BEGIN

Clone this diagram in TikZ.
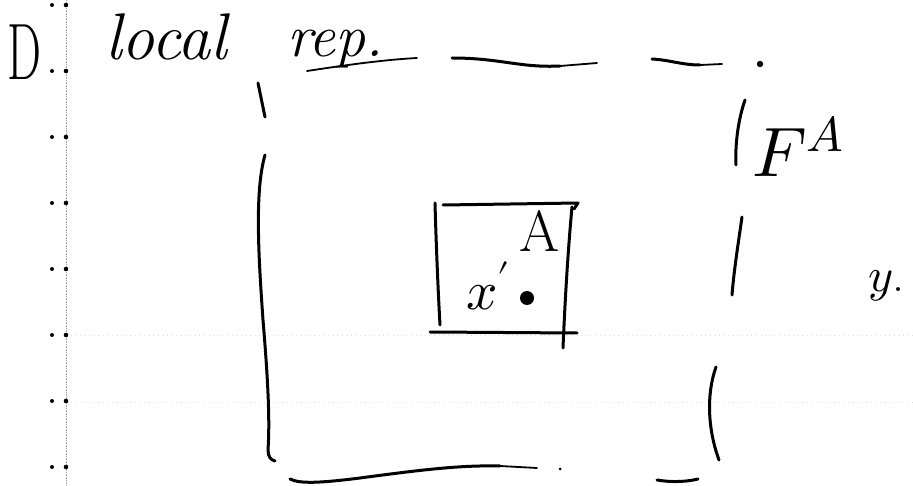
\documentclass[tikz,border=0pt]{standalone}
\usepackage{fontspec}
\usepackage{unicode-math}
\begin{document}
\begin{tikzpicture}[x=1pt,y=-1pt,
  pen/.style={line width=3pt, line cap=round, line join=round},
  thinpen/.style={line width=1.8pt, line cap=round, line join=round},
  grid/.style={gray!70, densely dotted, line width=0.6pt},
  faint/.style={gray!25, loosely dotted, line width=0.6pt},
  hand/.style={inner sep=0pt, outer sep=0pt}]
\useasboundingbox (0,0) rectangle (913,486);
% faint ruled paper
\draw[grid] (66,0) -- (66,486);
\draw[faint] (66,335) -- (913,335);
\draw[faint] (66,402) -- (913,402);
\foreach \yy in {5,71,137,203,269,335,401,467} {
  \fill (52,\yy) circle (2);
  \fill (66,\yy) circle (2.3);
}
% title texts
\node[hand, anchor=base west, font=\fontsize{80}{80}\selectfont] (D) at (8,80) {\scalebox{0.6}[1]{D}};
\node[hand, anchor=base west, font=\fontsize{66}{66}\selectfont\itshape] (local) at (105,60) {local};
\node[hand, anchor=base west, font=\fontsize{60}{60}\selectfont\itshape] (rep) at (287,57) {rep.};
% dashed outer frame (hand drawn pieces)
\draw[thinpen] (307,71) .. controls (340,66) and (380,60) .. (417,58);
\draw[pen] (452,58) .. controls (500,58) and (520,68) .. (560,66);
\draw[thinpen] (560,66) -- (597,63);
\draw[pen] (652,59) .. controls (670,60) and (682,65) .. (700,65);
\draw[thinpen] (700,65) -- (722,64);
\fill (760,64) circle (3.2);
\draw[pen] (258,83) -- (265,117);
\draw[pen] (265,155) .. controls (255,190) and (258,250) .. (263,320)
                    .. controls (268,380) and (270,420) .. (268,450)
                    .. controls (268,457) and (271,460) .. (275,461);
\draw[pen] (745,100) .. controls (738,120) and (735,145) .. (736,165);
\draw[pen] (742,217) .. controls (738,245) and (734,270) .. (732,295);
\draw[pen] (716,367) .. controls (706,395) and (708,430) .. (719,460);
\draw[pen] (290,479) .. controls (300,484) and (320,483) .. (360,478)
                    .. controls (420,470) and (460,465) .. (500,466);
\draw[thinpen] (500,466) -- (537,468);
\fill (560,469) circle (1.5);
\draw[pen] (657,480) .. controls (675,483) and (690,481) .. (698,479);
% inner box A
\draw[pen] (435,203) .. controls (436,240) and (438,290) .. (440,325);
\draw[pen] (443,205) -- (578,203) -- (574,209);
\draw[pen] (572,207) .. controls (568,250) and (565,300) .. (563,348);
\draw[pen] (430,332) -- (577,333);
\node[hand, anchor=base, font=\fontsize{58}{58}\selectfont] (A) at (540,252) {A};
\node[hand, anchor=base west, font=\fontsize{55}{55}\selectfont] (x) at (466,310) {$x'$};
\fill (527,298) circle (7);
% label F^A
\node[hand, anchor=base west, font=\fontsize{70}{70}\selectfont] (F) at (752,177) {$F^A$};
% label y.
\node[hand, anchor=base west, font=\fontsize{48}{48}\selectfont] (y) at (868,292) {$y$.};
\end{tikzpicture}
\end{document}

END

§ **Set exercise**:
Pictures excluded, quote all the data above exactly.

§ **The result**:
Clone this diagram in TikZ.
\documentclass[tikz,border=0pt]{standalone}
\usepackage{fontspec}
\usepackage{unicode-math}
\begin{document}
\begin{tikzpicture}[x=1pt,y=-1pt,
  pen/.style={line width=3pt, line cap=round, line join=round},
  thinpen/.style={line width=1.8pt, line cap=round, line join=round},
  grid/.style={gray!70, densely dotted, line width=0.6pt},
  faint/.style={gray!25, loosely dotted, line width=0.6pt},
  hand/.style={inner sep=0pt, outer sep=0pt}]
\useasboundingbox (0,0) rectangle (913,486);
% faint ruled paper
\draw[grid] (66,0) -- (66,486);
\draw[faint] (66,335) -- (913,335);
\draw[faint] (66,402) -- (913,402);
\foreach \yy in {5,71,137,203,269,335,401,467} {
  \fill (52,\yy) circle (2);
  \fill (66,\yy) circle (2.3);
}
% title texts
\node[hand, anchor=base west, font=\fontsize{80}{80}\selectfont] (D) at (8,80) {\scalebox{0.6}[1]{D}};
\node[hand, anchor=base west, font=\fontsize{66}{66}\selectfont\itshape] (local) at (105,60) {local};
\node[hand, anchor=base west, font=\fontsize{60}{60}\selectfont\itshape] (rep) at (287,57) {rep.};
% dashed outer frame (hand drawn pieces)
\draw[thinpen] (307,71) .. controls (340,66) and (380,60) .. (417,58);
\draw[pen] (452,58) .. controls (500,58) and (520,68) .. (560,66);
\draw[thinpen] (560,66) -- (597,63);
\draw[pen] (652,59) .. controls (670,60) and (682,65) .. (700,65);
\draw[thinpen] (700,65) -- (722,64);
\fill (760,64) circle (3.2);
\draw[pen] (258,83) -- (265,117);
\draw[pen] (265,155) .. controls (255,190) and (258,250) .. (263,320)
                    .. controls (268,380) and (270,420) .. (268,450)
                    .. controls (268,457) and (271,460) .. (275,461);
\draw[pen] (745,100) .. controls (738,120) and (735,145) .. (736,165);
\draw[pen] (742,217) .. controls (738,245) and (734,270) .. (732,295);
\draw[pen] (716,367) .. controls (706,395) and (708,430) .. (719,460);
\draw[pen] (290,479) .. controls (300,484) and (320,483) .. (360,478)
                    .. controls (420,470) and (460,465) .. (500,466);
\draw[thinpen] (500,466) -- (537,468);
\fill (560,469) circle (1.5);
\draw[pen] (657,480) .. controls (675,483) and (690,481) .. (698,479);
% inner box A
\draw[pen] (435,203) .. controls (436,240) and (438,290) .. (440,325);
\draw[pen] (443,205) -- (578,203) -- (574,209);
\draw[pen] (572,207) .. controls (568,250) and (565,300) .. (563,348);
\draw[pen] (430,332) -- (577,333);
\node[hand, anchor=base, font=\fontsize{58}{58}\selectfont] (A) at (540,252) {A};
\node[hand, anchor=base west, font=\fontsize{55}{55}\selectfont] (x) at (466,310) {$x'$};
\fill (527,298) circle (7);
% label F^A
\node[hand, anchor=base west, font=\fontsize{70}{70}\selectfont] (F) at (752,177) {$F^A$};
% label y.
\node[hand, anchor=base west, font=\fontsize{48}{48}\selectfont] (y) at (868,292) {$y$.};
\end{tikzpicture}
\end{document}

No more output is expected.